The Harpsichord Concertino is short and succinct – a pellucid model of clarity in structure and orchestration. Yet here is no bleached neo-classicism. The first two movements of the work always strikes me as an approximation of Rachmaninov for harpsichord and orchestra. There is a most beautifully weighted central andante before the Holstian Allegro Vivace redolent of Holst’s Brook Green and St Paul’s suites and the Concerto for two Violins. Music for String Orchestra has a short adagio including passing tributes to the Tallis Fantasia with a bouncing Holstian Vivo and a sincere and melancholy Lento. The Brook Green euphoria returns for the Allegro.
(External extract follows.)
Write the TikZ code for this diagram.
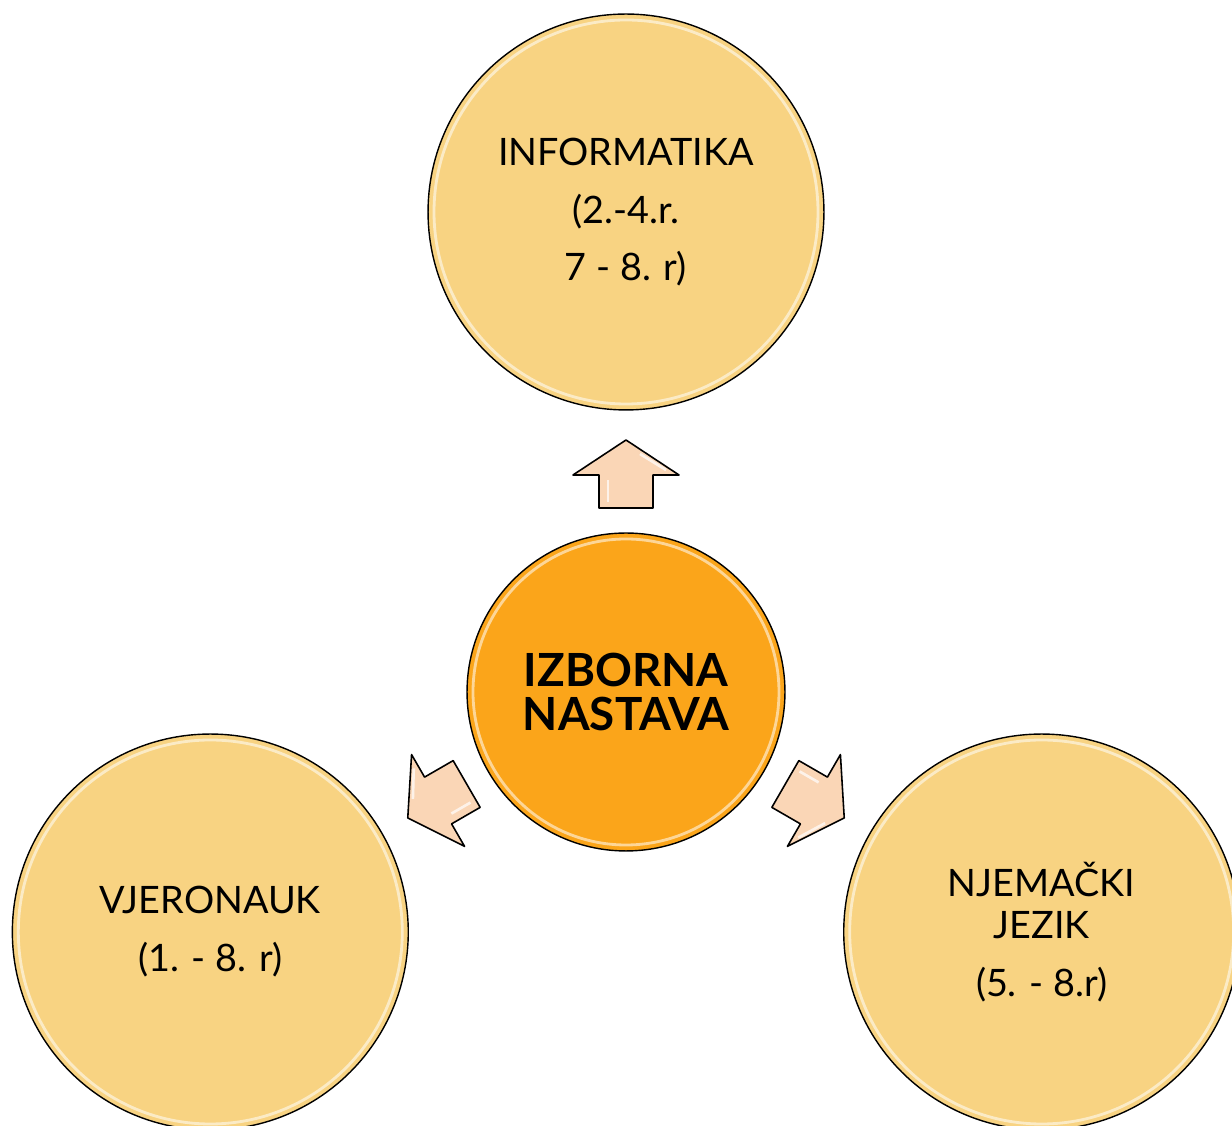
\documentclass[tikz,border=0pt]{standalone}
\usepackage{fontspec}
\setmainfont{Lato}
\usetikzlibrary{calc}

\definecolor{satfill}{RGB}{248,211,130}
\definecolor{hubfill}{RGB}{251,165,26}
\definecolor{arrowfill}{RGB}{250,214,182}

\begin{document}
\begin{tikzpicture}[x=0.02cm,y=0.02cm,
    hub/.style={circle,draw,line width=0.8pt,fill=hubfill,minimum size=6.36cm,inner sep=0,align=center,
        font=\fontsize{26}{25.5}\selectfont\bfseries},
    sat/.style={circle,draw,line width=0.8pt,fill=satfill,minimum size=7.92cm,inner sep=0,align=center,
        font=\fontsize{21.5}{24}\selectfont},
    gloss/.style={white,opacity=.55,line width=1.6pt}]
    \pgfmathsetmacro{\satdist}{480}
    \pgfmathsetmacro{\arrowdist}{218}
    \clip (0,0) rectangle (1232,1126);
    % hub and the three subjects
    \node[hub] (centre) at (626,434) {IZBORNA\\NASTAVA};
    \node[sat] (info) at ($(centre)+(90:\satdist)$) {INFORMATIKA\\[9pt](2.-4.r.\\[8pt]7 - 8. r)};
    \node[sat] (vjer) at ($(centre)+(210:\satdist)$) {VJERONAUK\\[9pt](1. - 8. r)};
    \node[sat] (njem) at ($(centre)+(330:\satdist)$) {NJEMAČKI\\JEZIK\\[9pt](5. - 8.r)};
    \draw[gloss] (centre) circle[radius=153];
    \foreach \n in {info,vjer,njem}
        \draw[gloss] (\n) circle[radius=192];
    % block arrows
    \foreach \a in {90,210,330}
    {
        \begin{scope}[shift={($(centre)+(\a:\arrowdist)$)},rotate=\a]
            \draw[line width=0.9pt,line join=round,fill=arrowfill]
                (34,0) -- (-1,53) -- (-1,27) -- (-34,27) -- (-34,-27) -- (-1,-27) -- (-1,-53) -- cycle;
            \draw[white,opacity=.7,line width=1.5pt] (-28,18) -- (-6,18);
            \draw[white,opacity=.7,line width=1.5pt] (4,-40) -- (20,-14);
        \end{scope}
    }
\end{tikzpicture}
\end{document}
The suite of music for A Midsummer Night's Dream was written for an open air schools performance at Weimar. The scoring is for flute, clarinet, trumpet, strings (a large body in this case) and harpsichord. The writing across the nine miniature movements ranges from pastiche Handelian to the much more original and romantic Introduction to Act II to the bracing Holstery of the Bergomask – itself reminiscent of Bridge’s Sir Roger de Coverley miniature. There is more of Mendelssohnian faerie in the Finale than in any other part of the score: innocent charm and fun in equal measure. That same year – 1936 – Leigh supplied the music for a Cambridge production of The Frogs. This came out with a deep emotional reach contrasted with the usual helping of rustic Englishry freshly twisted and flighted.
 
Useful extensive notes from Hugo Cole.
 
Shorter than the usual Lyrita compilation but that’s all they recorded of Leigh. Satisfying in its extension of clean Holstian neo-classicism and dashing romance.